▸ Problem: Return all of the data exactly as written, without the pictures.

▸ Source material:

______________________________

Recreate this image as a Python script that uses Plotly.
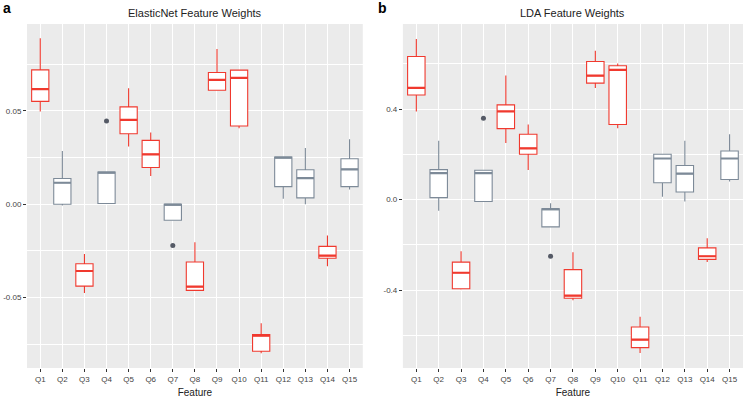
import plotly.graph_objects as go

features = [f"Q{i}" for i in range(1, 16)]
# colour group: red vs slate
red_feats = ["Q1", "Q3", "Q5", "Q6", "Q8", "Q9", "Q10", "Q11", "Q14"]

# ElasticNet box statistics (lower whisker, Q1, median, Q3, upper whisker)
en_low = [0.0497, -0.0007, -0.0476, 0.0004, 0.0309, 0.0151, -0.0086, -0.0462, 0.0611, 0.0407, -0.0799, 0.0029, 0.0000, -0.0333, 0.0079]
en_q1 = [0.0551, 0.0000, -0.0439, 0.0004, 0.0378, 0.0197, -0.0086, -0.0462, 0.0611, 0.0419, -0.0788, 0.0094, 0.0034, -0.0290, 0.0094]
en_med = [0.0617, 0.0115, -0.0358, 0.0170, 0.0452, 0.0267, -0.0002, -0.0442, 0.0667, 0.0677, -0.0704, 0.0250, 0.0140, -0.0276, 0.0187]
en_q3 = [0.0720, 0.0138, -0.0319, 0.0172, 0.0522, 0.0342, 0.0000, -0.0310, 0.0706, 0.0719, -0.0699, 0.0253, 0.0185, -0.0226, 0.0244]
en_high = [0.0889, 0.0285, -0.0267, 0.0172, 0.0622, 0.0384, 0.0000, -0.0204, 0.0832, 0.0719, -0.0638, 0.0253, 0.0301, -0.0168, 0.0348]
en_out_x = ["Q4", "Q7"]
en_out_y = [0.0446, -0.0222]

# LDA box statistics
lda_low = [0.390, -0.049, -0.397, -0.008, 0.251, 0.131, -0.120, -0.445, 0.494, 0.316, -0.678, 0.013, -0.008, -0.276, 0.080]
lda_q1 = [0.463, 0.009, -0.394, -0.008, 0.314, 0.201, -0.120, -0.436, 0.515, 0.332, -0.654, 0.075, 0.034, -0.264, 0.089]
lda_med = [0.494, 0.117, -0.323, 0.117, 0.390, 0.227, -0.042, -0.424, 0.548, 0.574, -0.619, 0.182, 0.115, -0.250, 0.182]
lda_q3 = [0.633, 0.133, -0.276, 0.130, 0.419, 0.289, -0.040, -0.309, 0.611, 0.592, -0.563, 0.201, 0.151, -0.213, 0.215]
lda_high = [0.710, 0.260, -0.228, 0.130, 0.549, 0.332, -0.016, -0.232, 0.658, 0.602, -0.518, 0.201, 0.260, -0.171, 0.289]
lda_out_x = ["Q4", "Q7"]
lda_out_y = [0.360, -0.250]

en_ticks = [-0.05, 0.0, 0.05]
en_ticktext = ["-0.05", "0.00", "0.05"]
lda_ticks = [-0.4, 0.0, 0.4]
lda_ticktext = ["-0.4", "0.0", "0.4"]

RED = "#F0392E"
SLATE = "#7D8A98"
OUT = "#555A66"
FONT = "Liberation Sans"

fig = go.Figure()


def add_panel(low, q1, med, q3, high, ox, oy, xa, ya):
    for color, sel in [(RED, lambda f: f in red_feats), (SLATE, lambda f: f not in red_feats)]:
        idx = [i for i, f in enumerate(features) if sel(f)]
        xs = [features[i] for i in idx]
        fig.add_trace(go.Box(
            x=xs,
            q1=[q1[i] for i in idx], median=[med[i] for i in idx], q3=[q3[i] for i in idx],
            lowerfence=[low[i] for i in idx], upperfence=[high[i] for i in idx],
            width=0.78, whiskerwidth=0, fillcolor="white",
            line=dict(color=color, width=1.1), xaxis=xa, yaxis=ya,
            showlegend=False, hoverinfo="skip", boxpoints=False,
        ))
        # thicker median line
        fig.add_trace(go.Box(
            x=xs,
            q1=[med[i] for i in idx], median=[med[i] for i in idx], q3=[med[i] for i in idx],
            lowerfence=[med[i] for i in idx], upperfence=[med[i] for i in idx],
            width=0.78, whiskerwidth=0, fillcolor="rgba(0,0,0,0)",
            line=dict(color=color, width=2.2), xaxis=xa, yaxis=ya,
            showlegend=False, hoverinfo="skip", boxpoints=False,
        ))
    fig.add_trace(go.Scatter(x=ox, y=oy, mode="markers", xaxis=xa, yaxis=ya,
                             marker=dict(color=OUT, size=5), showlegend=False, hoverinfo="skip"))


add_panel(en_low, en_q1, en_med, en_q3, en_high, en_out_x, en_out_y, "x", "y")
add_panel(lda_low, lda_q1, lda_med, lda_q3, lda_high, lda_out_x, lda_out_y, "x2", "y2")

xcommon = dict(type="category", categoryorder="array", categoryarray=features,
               range=[-0.6, 14.6], showgrid=True, gridcolor="white", gridwidth=1.1,
               ticks="outside", ticklen=3, tickcolor="#333333", tickwidth=1,
               tickfont=dict(family=FONT, size=8, color="#444444"),
               zeroline=False, showline=False,
               title=dict(text="Feature", font=dict(family=FONT, size=10, color="#222222"), standoff=6))

fig.update_layout(
    width=745, height=398,
    margin=dict(l=27, r=2, t=24, b=30),
    paper_bgcolor="white", plot_bgcolor="#EBEBEB",
    boxmode="overlay",
    xaxis=dict(domain=[0, 0.469], anchor="y", **xcommon),
    xaxis2=dict(domain=[0.525, 1], anchor="y2", **xcommon),
    yaxis=dict(anchor="x", range=[-0.0878, 0.0966], tickvals=en_ticks, ticktext=en_ticktext,
               showgrid=True, gridcolor="white", gridwidth=1.1, zeroline=False,
               ticks="outside", ticklen=3, tickcolor="#333333",
               tickfont=dict(family=FONT, size=8, color="#444444"),
               minor=dict(tickvals=[-0.075, -0.025, 0.025, 0.075], showgrid=True,
                          gridcolor="white", gridwidth=0.5, ticklen=0)),
    yaxis2=dict(anchor="x2", range=[-0.744, 0.7765], tickvals=lda_ticks, ticktext=lda_ticktext,
                showgrid=True, gridcolor="white", gridwidth=1.1, zeroline=False,
                ticks="outside", ticklen=3, tickcolor="#333333",
                tickfont=dict(family=FONT, size=8, color="#444444"),
                minor=dict(tickvals=[-0.6, -0.2, 0.2, 0.6], showgrid=True,
                           gridcolor="white", gridwidth=0.5, ticklen=0)),
)

# titles / panel letters placed in pixel terms relative to the plotting area
H = 398 - 24 - 30
W = 745 - 27 - 2
ty = 1 + (24 - 13) / H
ly = 1 + (24 - 8) / H
fig.update_layout(annotations=[
    dict(text="ElasticNet Feature Weights", x=0.2345, y=ty, xref="paper", yref="paper",
         showarrow=False, xanchor="center", yanchor="middle",
         font=dict(family=FONT, size=11, color="#222222")),
    dict(text="LDA Feature Weights", x=0.7625, y=ty, xref="paper", yref="paper",
         showarrow=False, xanchor="center", yanchor="middle",
         font=dict(family=FONT, size=11, color="#222222")),
    dict(text="<b>a</b>", x=(7 - 27) / W, y=ly, xref="paper", yref="paper", showarrow=False,
         xanchor="center", yanchor="middle", font=dict(family=FONT, size=14, color="black")),
    dict(text="<b>b</b>", x=(382 - 27) / W, y=ly, xref="paper", yref="paper", showarrow=False,
         xanchor="center", yanchor="middle", font=dict(family=FONT, size=14, color="black")),
])

fig.write_html("out.html", config={"displayModeBar": False},
               post_script="document.body.style.margin='0';document.body.style.overflow='hidden';")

______________________________

▸ Full response:
Recreate this image as a Python script that uses Plotly.
import plotly.graph_objects as go

features = [f"Q{i}" for i in range(1, 16)]
# colour group: red vs slate
red_feats = ["Q1", "Q3", "Q5", "Q6", "Q8", "Q9", "Q10", "Q11", "Q14"]

# ElasticNet box statistics (lower whisker, Q1, median, Q3, upper whisker)
en_low = [0.0497, -0.0007, -0.0476, 0.0004, 0.0309, 0.0151, -0.0086, -0.0462, 0.0611, 0.0407, -0.0799, 0.0029, 0.0000, -0.0333, 0.0079]
en_q1 = [0.0551, 0.0000, -0.0439, 0.0004, 0.0378, 0.0197, -0.0086, -0.0462, 0.0611, 0.0419, -0.0788, 0.0094, 0.0034, -0.0290, 0.0094]
en_med = [0.0617, 0.0115, -0.0358, 0.0170, 0.0452, 0.0267, -0.0002, -0.0442, 0.0667, 0.0677, -0.0704, 0.0250, 0.0140, -0.0276, 0.0187]
en_q3 = [0.0720, 0.0138, -0.0319, 0.0172, 0.0522, 0.0342, 0.0000, -0.0310, 0.0706, 0.0719, -0.0699, 0.0253, 0.0185, -0.0226, 0.0244]
en_high = [0.0889, 0.0285, -0.0267, 0.0172, 0.0622, 0.0384, 0.0000, -0.0204, 0.0832, 0.0719, -0.0638, 0.0253, 0.0301, -0.0168, 0.0348]
en_out_x = ["Q4", "Q7"]
en_out_y = [0.0446, -0.0222]

# LDA box statistics
lda_low = [0.390, -0.049, -0.397, -0.008, 0.251, 0.131, -0.120, -0.445, 0.494, 0.316, -0.678, 0.013, -0.008, -0.276, 0.080]
lda_q1 = [0.463, 0.009, -0.394, -0.008, 0.314, 0.201, -0.120, -0.436, 0.515, 0.332, -0.654, 0.075, 0.034, -0.264, 0.089]
lda_med = [0.494, 0.117, -0.323, 0.117, 0.390, 0.227, -0.042, -0.424, 0.548, 0.574, -0.619, 0.182, 0.115, -0.250, 0.182]
lda_q3 = [0.633, 0.133, -0.276, 0.130, 0.419, 0.289, -0.040, -0.309, 0.611, 0.592, -0.563, 0.201, 0.151, -0.213, 0.215]
lda_high = [0.710, 0.260, -0.228, 0.130, 0.549, 0.332, -0.016, -0.232, 0.658, 0.602, -0.518, 0.201, 0.260, -0.171, 0.289]
lda_out_x = ["Q4", "Q7"]
lda_out_y = [0.360, -0.250]

en_ticks = [-0.05, 0.0, 0.05]
en_ticktext = ["-0.05", "0.00", "0.05"]
lda_ticks = [-0.4, 0.0, 0.4]
lda_ticktext = ["-0.4", "0.0", "0.4"]

RED = "#F0392E"
SLATE = "#7D8A98"
OUT = "#555A66"
FONT = "Liberation Sans"

fig = go.Figure()


def add_panel(low, q1, med, q3, high, ox, oy, xa, ya):
    for color, sel in [(RED, lambda f: f in red_feats), (SLATE, lambda f: f not in red_feats)]:
        idx = [i for i, f in enumerate(features) if sel(f)]
        xs = [features[i] for i in idx]
        fig.add_trace(go.Box(
            x=xs,
            q1=[q1[i] for i in idx], median=[med[i] for i in idx], q3=[q3[i] for i in idx],
            lowerfence=[low[i] for i in idx], upperfence=[high[i] for i in idx],
            width=0.78, whiskerwidth=0, fillcolor="white",
            line=dict(color=color, width=1.1), xaxis=xa, yaxis=ya,
            showlegend=False, hoverinfo="skip", boxpoints=False,
        ))
        # thicker median line
        fig.add_trace(go.Box(
            x=xs,
            q1=[med[i] for i in idx], median=[med[i] for i in idx], q3=[med[i] for i in idx],
            lowerfence=[med[i] for i in idx], upperfence=[med[i] for i in idx],
            width=0.78, whiskerwidth=0, fillcolor="rgba(0,0,0,0)",
            line=dict(color=color, width=2.2), xaxis=xa, yaxis=ya,
            showlegend=False, hoverinfo="skip", boxpoints=False,
        ))
    fig.add_trace(go.Scatter(x=ox, y=oy, mode="markers", xaxis=xa, yaxis=ya,
                             marker=dict(color=OUT, size=5), showlegend=False, hoverinfo="skip"))


add_panel(en_low, en_q1, en_med, en_q3, en_high, en_out_x, en_out_y, "x", "y")
add_panel(lda_low, lda_q1, lda_med, lda_q3, lda_high, lda_out_x, lda_out_y, "x2", "y2")

xcommon = dict(type="category", categoryorder="array", categoryarray=features,
               range=[-0.6, 14.6], showgrid=True, gridcolor="white", gridwidth=1.1,
               ticks="outside", ticklen=3, tickcolor="#333333", tickwidth=1,
               tickfont=dict(family=FONT, size=8, color="#444444"),
               zeroline=False, showline=False,
               title=dict(text="Feature", font=dict(family=FONT, size=10, color="#222222"), standoff=6))

fig.update_layout(
    width=745, height=398,
    margin=dict(l=27, r=2, t=24, b=30),
    paper_bgcolor="white", plot_bgcolor="#EBEBEB",
    boxmode="overlay",
    xaxis=dict(domain=[0, 0.469], anchor="y", **xcommon),
    xaxis2=dict(domain=[0.525, 1], anchor="y2", **xcommon),
    yaxis=dict(anchor="x", range=[-0.0878, 0.0966], tickvals=en_ticks, ticktext=en_ticktext,
               showgrid=True, gridcolor="white", gridwidth=1.1, zeroline=False,
               ticks="outside", ticklen=3, tickcolor="#333333",
               tickfont=dict(family=FONT, size=8, color="#444444"),
               minor=dict(tickvals=[-0.075, -0.025, 0.025, 0.075], showgrid=True,
                          gridcolor="white", gridwidth=0.5, ticklen=0)),
    yaxis2=dict(anchor="x2", range=[-0.744, 0.7765], tickvals=lda_ticks, ticktext=lda_ticktext,
                showgrid=True, gridcolor="white", gridwidth=1.1, zeroline=False,
                ticks="outside", ticklen=3, tickcolor="#333333",
                tickfont=dict(family=FONT, size=8, color="#444444"),
                minor=dict(tickvals=[-0.6, -0.2, 0.2, 0.6], showgrid=True,
                           gridcolor="white", gridwidth=0.5, ticklen=0)),
)

# titles / panel letters placed in pixel terms relative to the plotting area
H = 398 - 24 - 30
W = 745 - 27 - 2
ty = 1 + (24 - 13) / H
ly = 1 + (24 - 8) / H
fig.update_layout(annotations=[
    dict(text="ElasticNet Feature Weights", x=0.2345, y=ty, xref="paper", yref="paper",
         showarrow=False, xanchor="center", yanchor="middle",
         font=dict(family=FONT, size=11, color="#222222")),
    dict(text="LDA Feature Weights", x=0.7625, y=ty, xref="paper", yref="paper",
         showarrow=False, xanchor="center", yanchor="middle",
         font=dict(family=FONT, size=11, color="#222222")),
    dict(text="<b>a</b>", x=(7 - 27) / W, y=ly, xref="paper", yref="paper", showarrow=False,
         xanchor="center", yanchor="middle", font=dict(family=FONT, size=14, color="black")),
    dict(text="<b>b</b>", x=(382 - 27) / W, y=ly, xref="paper", yref="paper", showarrow=False,
         xanchor="center", yanchor="middle", font=dict(family=FONT, size=14, color="black")),
])

fig.write_html("out.html", config={"displayModeBar": False},
               post_script="document.body.style.margin='0';document.body.style.overflow='hidden';")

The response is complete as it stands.